• **YOUR GOAL**
Pictures stay out of this copy, which runs from the first line of the material through the line containing "var yTicks = [0.0, 0.2, 0.4, 0.6, 0.8, 1.0];".

□ □ □ □

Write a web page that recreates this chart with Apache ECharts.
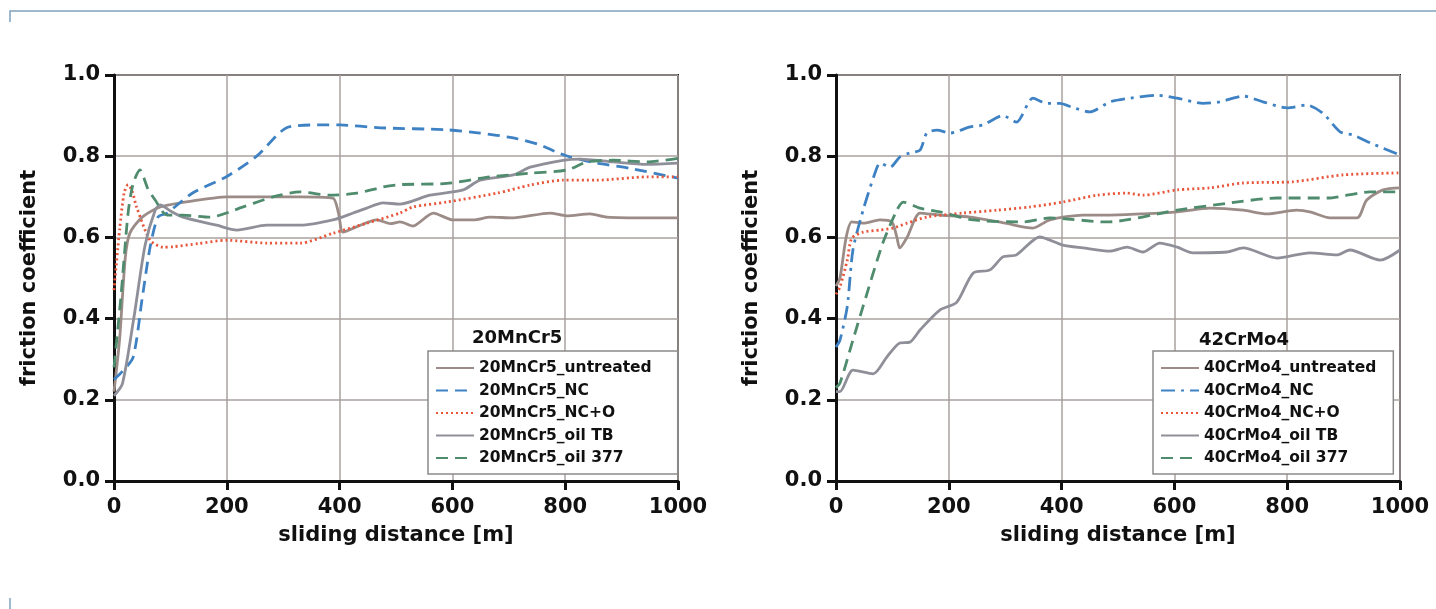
<!DOCTYPE html>
<html>
<head>
<meta charset="utf-8">
<script src="https://cdn.jsdelivr.net/npm/echarts@6/dist/echarts.min.js"></script>
<style>
	html, body { margin: 0; padding: 0; background: #fff; }
	#main { width: 1436px; height: 609px; }
</style>
</head>
<body>
<div id="main"></div>
<script>
// sliding distance [m], friction coefficient
var xTicks = [0, 200, 400, 600, 800, 1000];
var yTicks = [0.0, 0.2, 0.4, 0.6, 0.8, 1.0];

// 20MnCr5
var mnUntreated = [[0,0.22],[10,0.35],[20,0.55],[28,0.61],[50,0.65],[82,0.675],[140,0.69],[200,0.70],[260,0.70],[330,0.70],[388,0.697],[398,0.66],[406,0.613],[430,0.626],[466,0.643],[490,0.634],[507,0.638],[530,0.628],[566,0.66],[601,0.643],[637,0.643],[667,0.65],[708,0.648],[773,0.66],[803,0.653],[844,0.658],[874,0.65],[945,0.648],[1000,0.648]];
var mnNC = [[0,0.25],[15,0.27],[34,0.305],[50,0.45],[64,0.576],[78,0.65],[94,0.66],[140,0.71],[200,0.75],[253,0.80],[306,0.87],[360,0.877],[400,0.877],[472,0.87],[590,0.865],[649,0.857],[708,0.845],[755,0.828],[785,0.81],[809,0.798],[856,0.783],[915,0.77],[1000,0.746]];
var mnNCO = [[0,0.47],[10,0.62],[18,0.71],[25,0.73],[32,0.715],[40,0.675],[64,0.593],[87,0.576],[105,0.577],[150,0.585],[200,0.593],[271,0.586],[330,0.586],[388,0.61],[448,0.635],[507,0.66],[530,0.675],[590,0.687],[679,0.709],[738,0.729],[796,0.741],[856,0.741],[945,0.749],[1000,0.749]];
var mnOilTB = [[0,0.21],[15,0.24],[35,0.40],[55,0.58],[73,0.667],[82,0.68],[100,0.665],[122,0.65],[182,0.63],[218,0.618],[271,0.63],[330,0.63],[388,0.643],[424,0.66],[448,0.672],[477,0.685],[507,0.682],[560,0.704],[619,0.717],[649,0.741],[708,0.754],[738,0.773],[796,0.79],[826,0.793],[885,0.786],[945,0.78],[1000,0.783]];
var mnOil377 = [[0,0.28],[12,0.45],[25,0.66],[34,0.733],[46,0.766],[60,0.72],[73,0.692],[94,0.655],[122,0.655],[170,0.65],[229,0.675],[282,0.70],[330,0.712],[383,0.704],[431,0.709],[477,0.724],[507,0.73],[590,0.733],[667,0.749],[738,0.758],[803,0.766],[839,0.786],[885,0.79],[945,0.786],[1000,0.795]];

// 42CrMo4
var crUntreated = [[0,0.48],[7,0.50],[18,0.60],[28,0.638],[48,0.635],[78,0.643],[99,0.638],[108,0.60],[113,0.574],[126,0.60],[149,0.66],[184,0.655],[238,0.65],[300,0.635],[349,0.623],[379,0.643],[438,0.655],[486,0.655],[544,0.658],[605,0.663],[663,0.672],[722,0.667],[764,0.658],[817,0.667],[840,0.663],[876,0.648],[924,0.648],[941,0.692],[970,0.717],[1000,0.722]];
var crNC = [[0,0.33],[7,0.347],[20,0.43],[30,0.569],[48,0.667],[69,0.758],[78,0.783],[96,0.773],[113,0.798],[131,0.808],[149,0.815],[161,0.857],[179,0.864],[202,0.857],[238,0.872],[261,0.877],[296,0.90],[320,0.884],[349,0.943],[374,0.93],[397,0.93],[420,0.92],[450,0.909],[486,0.934],[521,0.943],[569,0.95],[605,0.943],[651,0.93],[681,0.934],[722,0.948],[757,0.934],[800,0.919],[835,0.926],[863,0.906],[894,0.86],[917,0.852],[947,0.833],[1000,0.803]];
var crNCO = [[0,0.46],[7,0.478],[20,0.544],[28,0.598],[48,0.613],[78,0.618],[101,0.623],[126,0.635],[161,0.65],[225,0.66],[285,0.667],[344,0.675],[402,0.687],[463,0.704],[516,0.709],[544,0.704],[605,0.717],[663,0.722],[722,0.734],[810,0.737],[899,0.754],[1000,0.759]];
var crOilTB = [[0,0.22],[7,0.22],[30,0.273],[66,0.264],[90,0.305],[113,0.34],[131,0.342],[149,0.372],[184,0.421],[214,0.44],[243,0.512],[273,0.52],[296,0.552],[320,0.557],[361,0.601],[402,0.581],[438,0.574],[486,0.566],[516,0.576],[544,0.564],[574,0.586],[605,0.576],[633,0.562],[693,0.564],[722,0.574],[782,0.549],[840,0.562],[888,0.557],[911,0.569],[965,0.544],[1000,0.569]];
var crOil377 = [[0,0.23],[7,0.241],[30,0.347],[48,0.43],[83,0.586],[108,0.667],[119,0.687],[149,0.672],[184,0.663],[243,0.643],[332,0.638],[379,0.648],[480,0.638],[605,0.667],[693,0.684],[782,0.697],[871,0.697],[947,0.712],[1000,0.712]];

var chart = echarts.init(document.getElementById('main'));

var FONT = 'DejaVu Sans';
var colUntreated = '#9c8c88';
var colNC = '#3f82c4';
var colNCO = '#e8553a';
var colOilTB = '#8f8f99';
var colOil377 = '#4f8c6e';

function xAxisOf(idx) {
	return {
		type: 'value', gridIndex: idx, min: 0, max: 1000, interval: 200,
		name: 'sliding distance [m]', nameLocation: 'middle', nameGap: 44,
		nameTextStyle: { fontFamily: FONT, fontWeight: 'bold', fontSize: 21, color: '#111' },
		axisLine: { onZero: false, lineStyle: { color: '#111', width: 3 } },
		axisTick: { length: 9, lineStyle: { color: '#111', width: 3 } },
		axisLabel: { margin: 16, fontFamily: FONT, fontWeight: 'bold', fontSize: 21, color: '#111',
			formatter: function (v) { return String(v); } },
		splitLine: { show: true, lineStyle: { color: '#a8a09e', width: 1.5 } }
	};
}
function yAxisOf(idx) {
	return {
		type: 'value', gridIndex: idx, min: 0, max: 1, interval: 0.2,
		name: 'friction coefficient', nameLocation: 'middle', nameGap: 74,
		nameTextStyle: { fontFamily: FONT, fontWeight: 'bold', fontSize: 21, color: '#111' },
		axisLine: { show: true, onZero: false, lineStyle: { color: '#111', width: 3 } },
		axisTick: { show: true, length: 9, lineStyle: { color: '#111', width: 3 } },
		axisLabel: { margin: 14, fontFamily: FONT, fontWeight: 'bold', fontSize: 21, color: '#111',
			formatter: function (v) { return v.toFixed(1); } },
		splitLine: { show: true, lineStyle: { color: '#a8a09e', width: 1.5 } }
	};
}
function line(name, data, idx, color, type, width) {
	return {
		name: name, type: 'line', xAxisIndex: idx, yAxisIndex: idx,
		data: data, showSymbol: false, symbol: 'none', symbolSize: 0, smooth: 0.25,
		lineStyle: { color: color, width: width || 2.8, type: type },
		itemStyle: { color: color },
		z: 3
	};
}
function legendOf(names, left, padRight) {
	return {
		data: names, orient: 'vertical', left: left, top: 351,
		itemWidth: 38, itemHeight: 10, itemGap: 6.5,
		padding: [9, padRight, 8, 7],
		backgroundColor: '#fff', borderColor: '#8a8a8a', borderWidth: 1.5,
		itemStyle: { opacity: 0 },
		textStyle: { fontFamily: FONT, fontWeight: 'bold', fontSize: 15.5, color: '#111' },
		selectedMode: false
	};
}

var mnNames = ['20MnCr5_untreated', '20MnCr5_NC', '20MnCr5_NC+O', '20MnCr5_oil TB', '20MnCr5_oil 377'];
var crNames = ['40CrMo4_untreated', '40CrMo4_NC', '40CrMo4_NC+O', '40CrMo4_oil TB', '40CrMo4_oil 377'];

var option = {
	backgroundColor: '#fff',
	animation: false,
	title: [
		{ text: '20MnCr5', left: 467, top: 324, textStyle: { fontFamily: FONT, fontWeight: 'bold', fontSize: 18, color: '#111' } },
		{ text: '42CrMo4', left: 1194, top: 326, textStyle: { fontFamily: FONT, fontWeight: 'bold', fontSize: 18, color: '#111' } }
	],
	grid: [
		{ left: 114, top: 75, width: 564, height: 406, show: true, borderColor: '#222', borderWidth: 2, backgroundColor: 'transparent' },
		{ left: 836, top: 75, width: 564, height: 406, show: true, borderColor: '#222', borderWidth: 2, backgroundColor: 'transparent' }
	],
	xAxis: [xAxisOf(0), xAxisOf(1)],
	yAxis: [yAxisOf(0), yAxisOf(1)],
	legend: [legendOf(mnNames, 428, 26), legendOf(crNames, 1153, 17)],
	series: [
		line(mnNames[0], mnUntreated, 0, colUntreated, 'solid'),
		line(mnNames[1], mnNC, 0, colNC, [12, 7]),
		line(mnNames[2], mnNCO, 0, colNCO, [2, 3]),
		line(mnNames[3], mnOilTB, 0, colOilTB, 'solid'),
		line(mnNames[4], mnOil377, 0, colOil377, [12, 7]),
		line(crNames[0], crUntreated, 1, colUntreated, 'solid'),
		line(crNames[1], crNC, 1, colNC, [14, 6, 3, 6]),
		line(crNames[2], crNCO, 1, colNCO, [2, 3]),
		line(crNames[3], crOilTB, 1, colOilTB, 'solid'),
		line(crNames[4], crOil377, 1, colOil377, [12, 7])
	],
	graphic: [
		{ type: 'polyline', shape: { points: [[10, 22], [10, 11], [1436, 11]] }, style: { stroke: '#7fa3bd', lineWidth: 1.5, fill: null } },
		{ type: 'line', shape: { x1: 10, y1: 598, x2: 10, y2: 609 }, style: { stroke: '#7fa3bd', lineWidth: 1.5 } }
	]
};

chart.setOption(option);
</script>
</body>
</html>
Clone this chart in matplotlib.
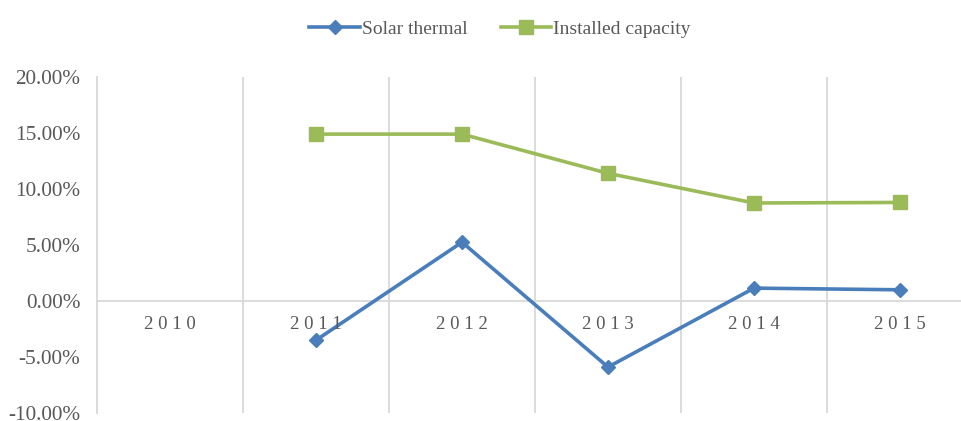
import matplotlib
matplotlib.use("Agg")
import matplotlib.pyplot as plt
from matplotlib.ticker import FuncFormatter, FixedLocator
import matplotlib.transforms as mtransforms
import numpy as np

years = ["2010", "2011", "2012", "2013", "2014", "2015"]
solar_thermal = [None, -3.5, 5.25, -5.9, 1.15, 1.0]
installed_capacity = [None, 14.9, 14.9, 11.4, 8.75, 8.8]
y_ticks = [-10, -5, 0, 5, 10, 15, 20]

W, H = 961, 421
fig = plt.figure(figsize=(W / 100, H / 100), dpi=100)
# axes extends past the right edge (cropped original)
left, right = 97, 973
top, bottom = 77, 413
ax = fig.add_axes([left / W, 1 - bottom / H, (right - left) / W, (bottom - top) / H])

serif = ["Liberation Serif", "DejaVu Serif"]
gray = "#595959"
gridc = "#d9d9d9"

x = np.arange(len(years))
st = np.array([np.nan if v is None else v for v in solar_thermal], dtype=float)
ic = np.array([np.nan if v is None else v for v in installed_capacity], dtype=float)

ax.plot(x, st, color="#4a7ebb", lw=2.6, marker="D", ms=7.5, label="Solar thermal", zorder=3)
ax.plot(x, ic, color="#9bbb59", lw=2.6, marker="s", ms=9.5, label="Installed capacity", zorder=3)

ax.set_xlim(-0.5, len(years) - 0.5)
ax.set_ylim(-10, 20)
ax.set_yticks(y_ticks)
ax.yaxis.set_major_formatter(FuncFormatter(lambda v, p: f"{v:.2f}%"))
ax.tick_params(axis="y", length=0, pad=12, labelsize=15.3, labelcolor=gray)
for lab in ax.get_yticklabels():
    lab.set_family(serif)

# category boundaries as vertical gridlines
ax.xaxis.set_minor_locator(FixedLocator(np.arange(-0.5, len(years), 1.0)))
ax.xaxis.grid(True, which="minor", color=gridc, lw=1.3)
ax.tick_params(axis="x", which="both", length=0)
ax.set_xticks([])
off = mtransforms.ScaledTranslation(0, -15 / 100, fig.dpi_scale_trans)
for i, yv in enumerate(years):
    ax.text(i, 0, " ".join(yv), transform=ax.transData + off, ha="center", va="top",
            fontsize=13.5, color=gray, family=serif)

ax.axhline(0, color=gridc, lw=1.3, zorder=1)
for s in ["top", "right", "bottom"]:
    ax.spines[s].set_visible(False)
ax.spines["left"].set_color(gridc)
ax.spines["left"].set_linewidth(1.3)

leg = fig.legend(loc="center", bbox_to_anchor=(500 / W, 1 - 29 / H), ncol=2, frameon=False,
                 prop={"family": serif, "size": 14}, labelcolor=gray,
                 handlelength=2.6, handletextpad=0.1, columnspacing=1.7)

fig.savefig("out.png", dpi=100)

□ □ □ □

• **ANSWER TO THE TASK**
Write a web page that recreates this chart with Apache ECharts.
<!DOCTYPE html>
<html>
<head>
<meta charset="utf-8">
<script src="https://cdn.jsdelivr.net/npm/echarts@6/dist/echarts.min.js"></script>
<style>
	html, body { margin: 0; padding: 0; background: #fff; }
	#main { width: 1436px; height: 609px; }
</style>
</head>
<body>
<div id="main"></div>
<script>
// sliding distance [m], friction coefficient
var xTicks = [0, 200, 400, 600, 800, 1000];
var yTicks = [0.0, 0.2, 0.4, 0.6, 0.8, 1.0];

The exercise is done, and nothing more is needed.